Sınıf hareketinin ancak devrimci temelde güçlenebileceği bir dönemde, hareketin önünde önemli engeller de mevcuttur. Bu engellerin başında, sendikaları ele geçiren sermayenin Truva atları gelmektedir. Hem krizin yıkıcı sonuçlarına karşı gelişen mevzi direnişlerde, hem de 1 Mayıs dönemi boyunca sergilenen tutumlar, bu burjuva gericilik odağının oynadığı uğursuz rolün derinleşme eğilimini ortaya koymuştur.

Sendikal bürokrasi, bazı istisnalar dışında, artık sermayenin organik bir parçası haline gelmiştir. Sermayenin ve devletinin, kimi zaman ise reformist akımların desteğini alan bu gerici kastın, işçi sınıfı önüne ördüğü ablukayı yıkmak, gelinen yerde özel bir önem taşımaktadır.

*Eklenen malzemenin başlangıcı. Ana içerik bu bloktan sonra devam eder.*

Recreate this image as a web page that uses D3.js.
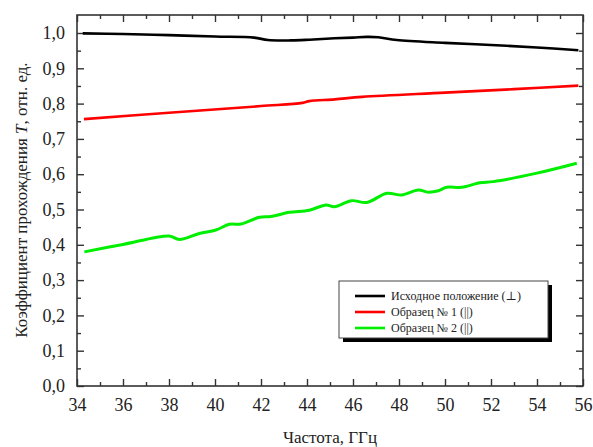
<!DOCTYPE html>
<html>
<head>
<meta charset="utf-8">
<script src="https://cdn.jsdelivr.net/npm/d3@7"></script>
<style>
  body { margin: 0; background: #fff; }
  svg { display: block; }
  svg text { font-family: "Liberation Serif", "DejaVu Serif", serif; }
</style>
</head>
<body>
<svg id="chart" width="593" height="447"></svg>
<script>
// Transmission coefficient vs frequency
const seriesNames = ["Исходное положение (⊥)", "Образец № 1 (||)", "Образец № 2 (||)"];
const seriesColors = ["#000000", "#ff0000", "#00ee00"];

const freqInitial = [34.25, 36, 38, 40, 41.7, 42.3, 43.3, 44.1, 45.2, 46.0, 46.6, 47.1, 47.9, 50, 52, 54, 55.8];
const valInitial  = [0.999, 0.997, 0.994, 0.990, 0.987, 0.980, 0.979, 0.981, 0.985, 0.987, 0.989, 0.988, 0.980, 0.972, 0.966, 0.959, 0.951];

const freqSample1 = [34.3, 38, 42, 43.8, 44.1, 45.2, 46.4, 50, 53, 55.8];
const valSample1  = [0.756, 0.774, 0.793, 0.802, 0.807, 0.812, 0.819, 0.831, 0.841, 0.851];

const freqSample2 = [34.32, 36, 38.01, 38.45, 39.32, 40.04, 40.62, 41.13, 41.93, 42.43, 43.23, 44.10, 44.83, 45.19, 45.94, 46.60, 47.47, 48.12, 48.84, 49.27, 49.71, 50.07, 50.73, 51.52, 52.10, 54, 55.73];
const valSample2  = [0.380, 0.401, 0.425, 0.415, 0.432, 0.442, 0.458, 0.459, 0.478, 0.480, 0.492, 0.498, 0.513, 0.508, 0.525, 0.520, 0.546, 0.541, 0.555, 0.549, 0.553, 0.563, 0.563, 0.576, 0.579, 0.603, 0.631];

const xTickValues = [34, 36, 38, 40, 42, 44, 46, 48, 50, 52, 54, 56];
const yTickValues = [0, 0.1, 0.2, 0.3, 0.4, 0.5, 0.6, 0.7, 0.8, 0.9, 1.0];

const series = [
  { name: seriesNames[0], color: seriesColors[0], x: freqInitial, y: valInitial, w: 2.6 },
  { name: seriesNames[1], color: seriesColors[1], x: freqSample1, y: valSample1, w: 2.6 },
  { name: seriesNames[2], color: seriesColors[2], x: freqSample2, y: valSample2, w: 3.0 }
];

const svg = d3.select("#chart");
const plotLeft = 77, plotRight = 583, plotTop = 15, plotBottom = 386;
const serif = '"Liberation Serif", "DejaVu Serif", serif';

const x = d3.scaleLinear().domain([34, 56]).range([plotLeft, plotRight]);
const y = d3.scaleLinear().domain([0, 1.051]).range([plotBottom, plotTop]);

const fmt = v => d3.format(".1f")(v).replace(".", ",");
const axisColor = "#333";

// minor tick positions
const xMinor = d3.range(35, 56, 2);
const yMinor = d3.range(0.05, 1.05, 0.1);

function styleAxis(g) {
  g.attr("font-family", serif);
  g.select(".domain").remove();
  g.selectAll("line").attr("stroke", axisColor).attr("stroke-width", 1.4);
  g.selectAll("text").attr("fill", "#222").attr("font-size", 18).attr("font-family", serif);
}

// bottom axis with inward ticks
svg.append("g").attr("transform", `translate(0,${plotBottom})`)
  .call(d3.axisBottom(x).tickValues(xTickValues).tickSize(-7).tickPadding(12).tickFormat(d3.format("d")))
  .call(styleAxis);
svg.append("g").attr("transform", `translate(0,${plotBottom})`)
  .call(d3.axisBottom(x).tickValues(xMinor).tickSize(-4).tickFormat(""))
  .call(styleAxis);
// top axis mirrored
svg.append("g").attr("transform", `translate(0,${plotTop})`)
  .call(d3.axisTop(x).tickValues(xTickValues).tickSize(-7).tickFormat(""))
  .call(styleAxis);
svg.append("g").attr("transform", `translate(0,${plotTop})`)
  .call(d3.axisTop(x).tickValues(xMinor).tickSize(-4).tickFormat(""))
  .call(styleAxis);
// left axis
svg.append("g").attr("transform", `translate(${plotLeft},0)`)
  .call(d3.axisLeft(y).tickValues(yTickValues).tickSize(-7).tickPadding(12).tickFormat(fmt))
  .call(styleAxis);
svg.append("g").attr("transform", `translate(${plotLeft},0)`)
  .call(d3.axisLeft(y).tickValues(yMinor).tickSize(-4).tickFormat(""))
  .call(styleAxis);
// right axis mirrored
svg.append("g").attr("transform", `translate(${plotRight},0)`)
  .call(d3.axisRight(y).tickValues(yTickValues).tickSize(-7).tickFormat(""))
  .call(styleAxis);
svg.append("g").attr("transform", `translate(${plotRight},0)`)
  .call(d3.axisRight(y).tickValues(yMinor).tickSize(-4).tickFormat(""))
  .call(styleAxis);

// frame
svg.append("rect")
  .attr("x", plotLeft).attr("y", plotTop)
  .attr("width", plotRight - plotLeft).attr("height", plotBottom - plotTop)
  .attr("fill", "none").attr("stroke", axisColor).attr("stroke-width", 1.6);

// data lines
const line = d3.line().curve(d3.curveCatmullRom.alpha(0.5));
series.forEach(s => {
  const pts = s.x.map((f, i) => [x(f), y(s.y[i])]);
  svg.append("path")
    .attr("d", line(pts))
    .attr("fill", "none")
    .attr("stroke", s.color)
    .attr("stroke-width", s.w)
    .attr("stroke-linejoin", "round");
});

// axis titles
svg.append("text")
  .attr("x", 330).attr("y", 443)
  .attr("text-anchor", "middle")
  .attr("font-size", 17).attr("fill", "#222")
  .text("Частота, ГГц");

const yt = svg.append("text")
  .attr("transform", "translate(27,200) rotate(-90)")
  .attr("text-anchor", "middle")
  .attr("font-size", 17).attr("fill", "#222");
yt.append("tspan").text("Коэффициент прохождения ");
yt.append("tspan").attr("font-style", "italic").text("T");
yt.append("tspan").text(", отн. ед.");

// legend
const lg = { x: 339, y: 281, w: 209, h: 57 };
svg.append("rect")
  .attr("x", lg.x + 4).attr("y", lg.y + 4)
  .attr("width", lg.w).attr("height", lg.h)
  .attr("fill", "#000");
svg.append("rect")
  .attr("x", lg.x).attr("y", lg.y)
  .attr("width", lg.w).attr("height", lg.h)
  .attr("fill", "#fff").attr("stroke", "#444").attr("stroke-width", 1);

series.forEach((s, i) => {
  const ry = 296 + i * 16;
  svg.append("line")
    .attr("x1", 355).attr("x2", 385)
    .attr("y1", ry).attr("y2", ry)
    .attr("stroke", s.color).attr("stroke-width", 2.6);
  svg.append("text")
    .attr("x", 391).attr("y", ry + 4)
    .attr("font-size", 12).attr("fill", "#222")
    .text(s.name);
});
</script>
</body>
</html>
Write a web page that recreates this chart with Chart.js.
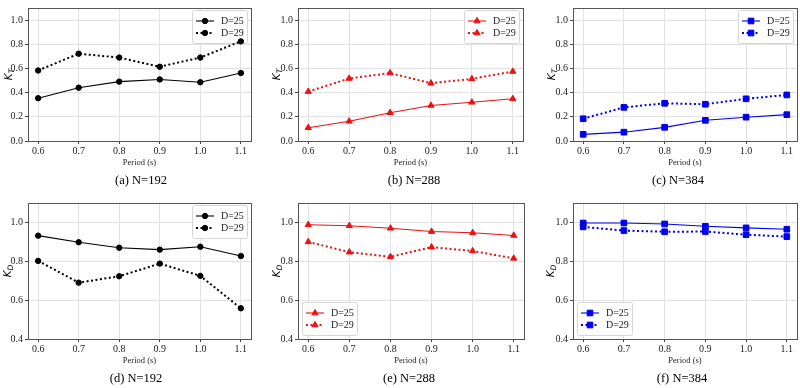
<!DOCTYPE html>
<html>
<head>
<meta charset="utf-8">
<script src="https://cdn.jsdelivr.net/npm/chart.js@4.4.1/dist/chart.umd.min.js"></script>
<style>
    body { margin: 0; background: #fff; }
    #wrap { position: relative; width: 800px; height: 388px; overflow: hidden; }
    #wrap canvas { position: absolute; }
    .cap {
        position: absolute;
        font-family: 'Liberation Serif', serif;
        font-size: 12.5px;
        color: #000;
        white-space: nowrap;
        transform: translate(-50%, -50%);
    }
</style>
</head>
<body>
<div id="wrap"></div>
<script>
// periodos (s) y etiquetas de ejes
const periodos = [0.6, 0.7, 0.8, 0.9, 1.0, 1.1];
const ticksX = [0.6, 0.7, 0.8, 0.9, 1.0, 1.1];
const ticksKT = [0.0, 0.2, 0.4, 0.6, 0.8, 1.0];
const ticksKD = [0.4, 0.6, 0.8, 1.0];
const leyenda = ['D=25', 'D=29'];

// K_T (transmision)
const kt192_d25 = [0.354, 0.441, 0.491, 0.509, 0.486, 0.562];
const kt192_d29 = [0.583, 0.722, 0.690, 0.614, 0.690, 0.824];
const kt288_d25 = [0.110, 0.163, 0.234, 0.294, 0.320, 0.349];
const kt288_d29 = [0.409, 0.517, 0.562, 0.478, 0.514, 0.575];
const kt384_d25 = [0.055, 0.073, 0.113, 0.171, 0.197, 0.218];
const kt384_d29 = [0.184, 0.278, 0.312, 0.304, 0.349, 0.381];

// K_D (disipacion)
const kd192_d25 = [0.932, 0.898, 0.870, 0.860, 0.875, 0.827];
const kd192_d29 = [0.802, 0.690, 0.723, 0.788, 0.725, 0.558];
const kd288_d25 = [0.988, 0.983, 0.970, 0.953, 0.947, 0.933];
const kd288_d29 = [0.900, 0.847, 0.823, 0.873, 0.853, 0.815];
const kd384_d25 = [0.997, 0.997, 0.992, 0.980, 0.972, 0.965];
const kd384_d29 = [0.977, 0.958, 0.952, 0.953, 0.937, 0.927];

const titulos = ['(a) N=192', '(b) N=288', '(c) N=384', '(d) N=192', '(e) N=288', '(f) N=384'];

Chart.defaults.font.family = "'Liberation Serif', serif";
Chart.defaults.color = '#222';

let paneles = [
    { cap: titulos[0], sub: 'T', d25: kt192_d25, d29: kt192_d29, color: '#000000', punto: 'circle', radio: 2.7,
      box: [0, 0, 265, 195], area: [28, 1, 251, 141], yMin: 0, yMax: 1.1, yTicks: ticksKT, ley: 'tr', labX: 9, capX: 141, capY: 180 },
    { cap: titulos[1], sub: 'T', d25: kt288_d25, d29: kt288_d29, color: '#ee1111', punto: 'triangle', radio: 3.6,
      box: [265, 0, 265, 195], area: [298, 1, 523, 141], yMin: 0, yMax: 1.1, yTicks: ticksKT, ley: 'tr', labX: 277, capX: 414, capY: 180 },
    { cap: titulos[2], sub: 'T', d25: kt384_d25, d29: kt384_d29, color: '#0000ee', punto: 'rect', radio: 4,
      box: [530, 0, 270, 195], area: [573, 1, 797, 141], yMin: 0, yMax: 1.1, yTicks: ticksKT, ley: 'tr', labX: 552, capX: 678, capY: 180 },
    { cap: titulos[3], sub: 'D', d25: kd192_d25, d29: kd192_d29, color: '#000000', punto: 'circle', radio: 2.7,
      box: [0, 195, 265, 193], area: [28, 199, 251, 339], yMin: 0.4, yMax: 1.1, yTicks: ticksKD, ley: 'tr', labX: 8, capX: 136, capY: 378 },
    { cap: titulos[4], sub: 'D', d25: kd288_d25, d29: kd288_d29, color: '#ee1111', punto: 'triangle', radio: 3.6,
      box: [265, 195, 265, 193], area: [298, 199, 524, 339], yMin: 0.4, yMax: 1.1, yTicks: ticksKD, ley: 'bl', labX: 277, capX: 409, capY: 378 },
    { cap: titulos[5], sub: 'D', d25: kd384_d25, d29: kd384_d29, color: '#0000ee', punto: 'rect', radio: 4,
      box: [530, 195, 270, 193], area: [573, 199, 797, 339], yMin: 0.4, yMax: 1.1, yTicks: ticksKD, ley: 'bl', labX: 551, capX: 682, capY: 378 }
];

// marco superior/derecho, etiqueta K y leyenda estilo matplotlib
const extras = {
    id: 'extras',
    beforeDatasetsDraw(chart, args, opts) {
        // leyenda (antes de las series para que los puntos queden visibles)
        let ctx = chart.ctx;
        let a = chart.chartArea;
        let w = 55, h = 33;
        let bx = opts.ley === 'tr' ? a.right - 4 - w : a.left + 4;
        let by = opts.ley === 'tr' ? a.top + 2 : a.bottom - 4 - h;
        ctx.save();
        ctx.fillStyle = 'rgba(255,255,255,0.85)';
        ctx.strokeStyle = '#d6d6d6';
        ctx.lineWidth = 1;
        ctx.beginPath();
        ctx.roundRect(bx + 0.5, by + 0.5, w, h, 2);
        ctx.fill();
        ctx.stroke();
        chart.data.datasets.forEach((ds, i) => {
            let yy = by + 11 + i * 12;
            ctx.strokeStyle = ds.borderColor;
            ctx.lineWidth = ds.borderWidth;
            ctx.setLineDash(ds.borderDash || []);
            ctx.beginPath();
            ctx.moveTo(bx + 4, yy);
            ctx.lineTo(bx + 22, yy);
            ctx.stroke();
            ctx.setLineDash([]);
            ctx.fillStyle = ds.borderColor;
            ctx.lineWidth = 1;
            Chart.helpers.drawPoint(ctx, { pointStyle: ds.pointStyle, radius: ds.pointRadius, rotation: 0, borderWidth: 1 }, bx + 13, yy);
            ctx.fillStyle = '#222';
            ctx.font = "10px 'Liberation Serif'";
            ctx.textAlign = 'left';
            ctx.textBaseline = 'middle';
            ctx.fillText(ds.label, bx + 29, yy + 0.5);
        });
        ctx.restore();
    },
    afterDraw(chart, args, opts) {
        let ctx = chart.ctx;
        let a = chart.chartArea;
        ctx.save();
        ctx.strokeStyle = '#555';
        ctx.lineWidth = 1;
        ctx.strokeRect(a.left + 0.5, a.top + 0.5, a.right - a.left, a.bottom - a.top);

        // etiqueta del eje y: K con subindice
        ctx.translate(opts.labX, (a.top + a.bottom) / 2);
        ctx.rotate(-Math.PI / 2);
        ctx.fillStyle = '#000';
        ctx.textBaseline = 'middle';
        ctx.font = "italic 10.5px 'DejaVu Sans'";
        let wK = ctx.measureText('K').width;
        ctx.font = "italic 7.5px 'DejaVu Sans'";
        let wS = ctx.measureText(opts.sub).width;
        let x0 = -(wK + wS) / 2;
        ctx.font = "italic 10.5px 'DejaVu Sans'";
        ctx.textAlign = 'left';
        ctx.fillText('K', x0, 0);
        ctx.font = "italic 7.5px 'DejaVu Sans'";
        ctx.fillText(opts.sub, x0 + wK, 3);
        ctx.restore();
    }
};

let wrap = document.getElementById('wrap');

function crearPanel(p) {
    let [cx, cy, cw, ch] = p.box;
    let [al, at, ar, ab] = p.area;
    let canvas = document.createElement('canvas');
    canvas.width = cw;
    canvas.height = ch;
    canvas.style.left = cx + 'px';
    canvas.style.top = cy + 'px';
    wrap.appendChild(canvas);

    let cap = document.createElement('div');
    cap.className = 'cap';
    cap.textContent = p.cap;
    cap.style.left = p.capX + 'px';
    cap.style.top = p.capY + 'px';
    wrap.appendChild(cap);

    let serie = (vals, i) => ({
        label: leyenda[i],
        data: periodos.map((x, k) => ({ x: x, y: vals[k] })),
        borderColor: p.color,
        backgroundColor: p.color,
        pointBackgroundColor: p.color,
        pointBorderColor: p.color,
        borderWidth: i === 0 ? 1.1 : 2,
        borderDash: i === 0 ? [] : [2, 2.5],
        pointStyle: p.punto,
        pointRadius: p.radio,
        pointBorderWidth: 1,
        tension: 0,
        fill: false
    });

    let config = {
        type: 'line',
        data: { datasets: [serie(p.d25, 0), serie(p.d29, 1)] },
        options: {
            responsive: false,
            animation: false,
            events: [],
            layout: {
                autoPadding: false,
                padding: { left: 0, top: at - cy, right: cx + cw - ar, bottom: 0 }
            },
            plugins: {
                legend: { display: false },
                tooltip: { enabled: false },
                extras: { labX: p.labX - cx, sub: p.sub, ley: p.ley }
            },
            scales: {
                x: {
                    type: 'linear',
                    bounds: 'data',
                    min: 0.575,
                    max: 1.125,
                    afterBuildTicks: s => { s.ticks = ticksX.map(v => ({ value: v })); },
                    afterFit: s => { s.height = cy + ch - ab; },
                    grid: { color: '#e2e2e2', tickColor: '#444', tickLength: 3 },
                    border: { color: '#555' },
                    ticks: {
                        font: { size: 10 },
                        padding: 1,
                        maxRotation: 0,
                        autoSkip: false,
                        callback: v => Number(v).toFixed(1)
                    },
                    title: {
                        display: true,
                        text: 'Period (s)',
                        color: '#222',
                        font: { size: 8.5 },
                        padding: { top: 0, bottom: cy === 0 ? 27 : 22 }
                    }
                },
                y: {
                    bounds: 'data',
                    min: p.yMin,
                    max: p.yMax,
                    afterBuildTicks: s => { s.ticks = p.yTicks.map(v => ({ value: v })); },
                    afterFit: s => { s.width = al - cx; },
                    grid: { color: '#e2e2e2', tickColor: '#444', tickLength: 3 },
                    border: { color: '#555' },
                    ticks: {
                        font: { size: 10 },
                        padding: 2,
                        autoSkip: false,
                        callback: v => Number(v).toFixed(1)
                    }
                }
            }
        },
        plugins: [extras]
    };
    new Chart(canvas.getContext('2d'), config);
}

paneles.forEach(crearPanel);
</script>
</body>
</html>
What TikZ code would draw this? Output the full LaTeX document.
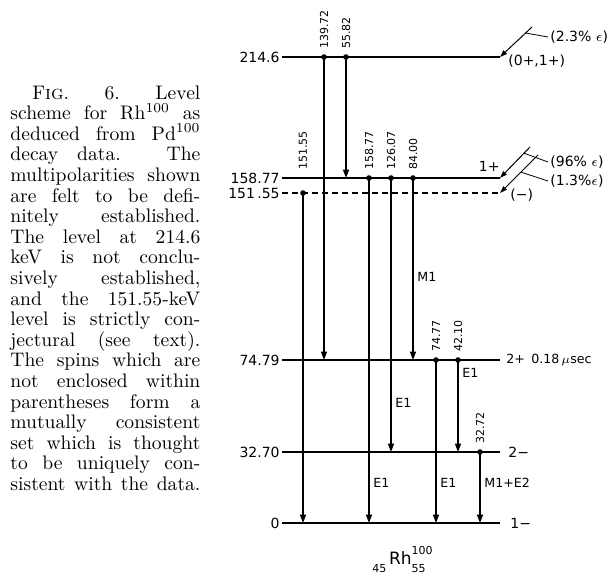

Devrimci bir sınıf hareketinin gelişmesi açısından kritik olan bu süreç, halihazırda sistemli bir devrimci sınıf çalışması yürüten tek güç olan partimize büyük sorumluluklar yüklemektedir. Komünist kadro ve militanlar başta olmak üzere tüm partili güçler, kendi misyonlarına bu bütünlük içinde bakmalı, parti saflarında bu konuda da bir bilinç açıklığı sağlamalıdırlar.

Dönemin komünistler yüklediği bu zorlu görevin üstesinden gelmek, Türkiye Komünist İşçi Partisi’nin maddi toplumsal zeminiyle, yani işçi sınıfının öncü kuşağıyla devrimci organik birleşme hedefine doğru önemli adımlar atmasının yolunu da açacaktır.

Komünistler, yoğun bahar dönemi faaliyetiyle pekiştirdikleri birikim, deneyim, güç ve olanaklarını seferber ederek sürece hazırlanmalı, devrimci bir sınıf hareketinin geliştirilmesi mücadelesine dört elle sarılmalıdırlar.